While many so-called weather experts this spring were bracing Midwest farmers for a potential drought this summer, Mother Nature threw everybody a curve ball. Excessive rains in early June caused massive flooding not only in southern Wisconsin, but also in eastern Iowa and central and southern Illinois and Indiana.
Many southern Wisconsin farms were left with ponds in fields drowned by 7 to 13 inches of rain that fell between June 5 and June 13. Others weren’t so lucky. Tornadoes, high winds, and large hail damaged dozens of farms and crops. Rivers overflowed their banks spilling into farm fields completely wiping out 2008 crops in many areas. Several farms were inundated by so much water, homes and buildings were flooded as well. Some farmers have been forced to dump their milk because many roads, bridges and culverts were washed out or damaged throughout southern Wisconsin and will remain closed for weeks. As of this morning, 12 counties in southern Wisconsin have been declared federal disaster areas. Several more counties are expected to be added to the list by the Federal Emergency Management Agency in coming days.

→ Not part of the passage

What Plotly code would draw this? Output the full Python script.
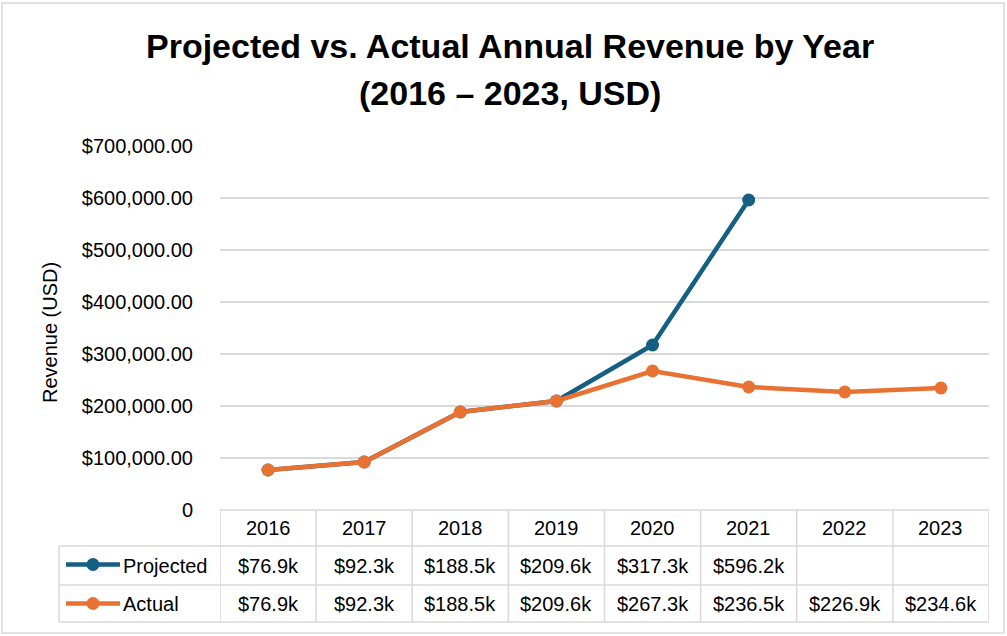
import plotly.graph_objects as go

# ---------------- data ----------------
categories = ["2016", "2017", "2018", "2019", "2020", "2021", "2022", "2023"]
projected = [76900, 92300, 188500, 209600, 317300, 596200, None, None]
actual = [76900, 92300, 188500, 209600, 267300, 236500, 226900, 234600]
series_names = ["Projected", "Actual"]
tick_values = [0, 100000, 200000, 300000, 400000, 500000, 600000, 700000]
tick_labels = ["0", "$100,000.00", "$200,000.00", "$300,000.00", "$400,000.00",
               "$500,000.00", "$600,000.00", "$700,000.00"]
title_line1 = "Projected vs. Actual Annual Revenue by Year"
title_line2 = "(2016 – 2023, USD)"
y_title = "Revenue (USD)"

BLUE = "#156082"
ORANGE = "#E97132"
GRID = "#D9D9D9"
FONT = "Liberation Sans"
TXT = "#000000"

W, H = 1007, 636


def px(x):
    return x / W


def py(y):
    return 1 - y / H


fig = go.Figure()
n = len(categories)
xs = list(range(n))

for vals, name, col in [(projected, series_names[0], BLUE), (actual, series_names[1], ORANGE)]:
    fig.add_trace(go.Scatter(
        x=xs, y=vals, mode="lines+markers", name=name,
        line=dict(color=col, width=4.5),
        marker=dict(color=col, size=13),
        connectgaps=False, showlegend=False, cliponaxis=False,
    ))

PLOT_L, PLOT_R, PLOT_T, PLOT_B = 220, 989, 146, 510

fig.update_layout(
    template="none",
    width=W, height=H, autosize=False,
    margin=dict(l=0, r=0, t=0, b=0, pad=0, autoexpand=False),
    paper_bgcolor="white", plot_bgcolor="white",
    font=dict(family=FONT, color=TXT, size=20),
    xaxis=dict(domain=[px(PLOT_L), px(PLOT_R)], range=[-0.5, n - 0.5],
               showticklabels=False, showgrid=False, zeroline=False, showline=False,
               automargin=False, fixedrange=True),
    yaxis=dict(domain=[py(PLOT_B), py(PLOT_T)], range=[0, 700000],
               tickvals=tick_values, ticktext=tick_labels,
               showgrid=True, gridcolor=GRID, gridwidth=1.5,
               zeroline=False, showline=False, ticks="",
               ticklabelstandoff=26, automargin=False,
               tickfont=dict(family=FONT, size=20, color=TXT),
               fixedrange=True),
)

shapes = []
# outer border
shapes.append(dict(type="rect", xref="paper", yref="paper",
                   x0=px(2), x1=px(1004), y0=py(3), y1=py(633),
                   line=dict(color=GRID, width=1.5)))

# data table lines
ROW_TOP, ROW1, ROW2, ROW_BOT = 510, 546, 585, 622
TBL_L = 59
line_style = dict(color=GRID, width=1.5)
shapes.append(dict(type="line", xref="x", yref="paper", x0=-0.5, x1=n - 0.5,
                   y0=py(ROW_TOP), y1=py(ROW_TOP), line=line_style))
for yy in (ROW1, ROW2, ROW_BOT):
    shapes.append(dict(type="line", xref="paper", yref="paper", x0=px(TBL_L), x1=px(PLOT_R),
                       y0=py(yy), y1=py(yy), line=line_style))
for i in range(n + 1):
    shapes.append(dict(type="line", xref="x", yref="paper", x0=i - 0.5, x1=i - 0.5,
                       y0=py(ROW_TOP), y1=py(ROW_BOT), line=line_style))
shapes.append(dict(type="line", xref="paper", yref="paper", x0=px(TBL_L), x1=px(TBL_L),
                   y0=py(ROW1), y1=py(ROW_BOT), line=line_style))

# legend keys in table row headers
for yy, col in [((ROW1 + ROW2) / 2 - 1, BLUE), ((ROW2 + ROW_BOT) / 2, ORANGE)]:
    shapes.append(dict(type="line", xref="paper", yref="paper", x0=px(66), x1=px(120),
                       y0=py(yy), y1=py(yy), line=dict(color=col, width=4.5)))
    shapes.append(dict(type="circle", xref="paper", yref="paper",
                       x0=px(93 - 6.5), x1=px(93 + 6.5), y0=py(yy + 6.5), y1=py(yy - 6.5),
                       fillcolor=col, line=dict(color=col, width=0)))

annotations = []


def ann(text, x, y, xref="paper", size=20, xanchor="center", **kw):
    annotations.append(dict(text=text, xref=xref, yref="paper", x=x, y=y,
                            xanchor=xanchor, yanchor="middle", showarrow=False,
                            font=dict(family=FONT, size=size, color=TXT), **kw))


# title
ann(f"<b>{title_line1}</b>", px(510), py(46), size=34)
ann(f"<b>{title_line2}</b>", px(510), py(93), size=34)
# y-axis title
ann(y_title, px(50), py(333), textangle=-90)

# table header (categories)
for i, c in enumerate(categories):
    ann(c, i, py((ROW_TOP + ROW1) / 2), xref="x")


def fmt(v):
    return "" if v is None else f"${v / 1000:,.1f}k"


for row_vals, name, yc in [(projected, series_names[0], (ROW1 + ROW2) / 2),
                           (actual, series_names[1], (ROW2 + ROW_BOT) / 2)]:
    ann(name, px(121), py(yc), xanchor="left")
    for i, v in enumerate(row_vals):
        ann(fmt(v), i, py(yc), xref="x")

fig.update_layout(shapes=shapes, annotations=annotations)

fig.write_html("out.html")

Thanks to dry weather the last two weeks of May, Wisconsin farmers at least had their corn and soybeans planted by the time the storm hit. Unfortunately, many Iowa and Illinois farmers weren’t so lucky. Some in the hardest hit areas faced replanting their corn as many as two and three times, while others were still waiting for dry enough weather to plant their soybeans when the floods hit. Maybe they’re the lucky ones.
Picking up the pieces
Recovering from a disaster is never easy and this year will be even more difficult. With escalating corn and soybean prices, crop insurance will likely only capture a fraction of the dollar value of losses experienced by farmers devastated by the flood. This, all in a year when the USDA said in April that we needed an “ideal growing season” in order to have a large enough corn crop to meet the escalating demands for food, feed and fuel.
This less than “ideal growing season” has already caused December corn futures to vault from about $6 a bushel in late May to $7.70 a bushel in mid June, and we’re not even halfway through the growing season! November soybean futures shot up from $12 in April to $15 in mid June. These prices all seem surreal, especially when you consider that corn was selling for $1.80 a bushel and soybeans were $5.50 a bushel less than two years ago.
The short supply of corn will take a direct hit on dairy and livestock producers, especially those who buy most or all of their feed and are already reeling from tight profit margins due to high feed prices. Milk and pork prices have risen, but not at the pace that feed and fuel prices shot up during May and June.
Hopefully, the growing season in the Midwest will straighten out and we’ll have ideal weather the rest of June, July and August and a warm September and October. However, chances are just as high that we’ll see more of the same – wet weather like we had all summer in 1993. Or Mother Nature could turn off the spigot, temperatures could soar and crops could wither in the field. A wet spring followed by a summer drought would be especially brutal on shallow-rooted corn and soybean plants.
Farming has always required a leap of faith, and the risks and challenges have never been greater than they are this year. Hang in there.